Canada’s Department of National Defence taking three years to respond to a researcher’s information access request has earned it the Canadian Association of Journalists’ 2023 federal Code of Silence Award for Outstanding Achievement in Government Secrecy.
The researcher had asked for information about the cost of a controversial program to build new Canadian warships.
The association said Parliamentary budget officer Yves Giroux has estimated the cost to taxpayers of the ship-building contract, which would see 15 new warships built for the Royal Canadian Navy, to be about $84 billion.
According to data cited in a January 2024 Ottawa Citizen story, the project is behind schedule and seeing huge cost overruns.
“Even though this project is still stuck in the dry dock of the Irving Shipyards, it feels like a project that’s already sunk in terms of accountability and transparency,” association president Brent Jolly said.
“Misleading journalists and returning 1,700 pages of censored documents to a researcher asking a simple question is both Kafkaesque and indefensible, “he said. “It shows a galling level of disrespect for the intelligence of Canadians and their right to know how their tax dollars are being spent.”
The Citizen’s story said officials with Public Services and Procurement Canada issued a directive that firms interested in maintenance work on the warship program could not talk to journalists.
Instead, they were told to refer all inquiries to the department. “This directive was altered after the Citizen began reporting on the so-called ‘gag order,’” the association said.
Federal cabinet dishonourable mention
This year’s jury also bestowed a dishonourable mention to the federal Cabinet Office for its efforts, in partnership with the Australian government, to secretly undermine the United Nations Declaration on the Rights of Indigenous Peoples (UNDRIP) in 2003.
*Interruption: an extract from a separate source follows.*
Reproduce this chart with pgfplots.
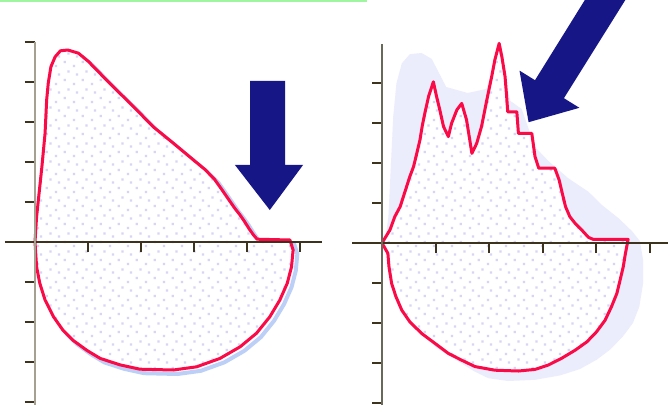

According to a report from Britain’s Guardian newspaper, cabinet records showed that the Australian government sought to water down the declaration’s language from “self-determination” to “self-management.” Amendments, similarly, were being pursued without Indigenous consultation.
“It is an international embarrassment that Canadians must turn to the documents kept by other countries to understand how decisions were made by our national government on critical files such as those involving Indigenous Peoples,” Jolly said.
He said Canada’s abandonment of proactive cabinet records disclosure in the 1980s “it, in one fell swoop, took us back to the Stone Age in terms of transparency. It was an ill-conceived decision then and one that continues to undermine our collective right to know every single day.”
The Code of Silence Awards are presented annually by the association, the Centre for Free Expression at Toronto Metropolitan University, and the Canadian Journalists for Free Expression.
The awards call public attention to government or publicly funded agencies that work hard to hide information to which the public has a right to under access to information legislation.
The remaining 2023 Code of Silence Awards will be handed out bi-weekly. This year’s winner in the provincial category will be announced on May 22.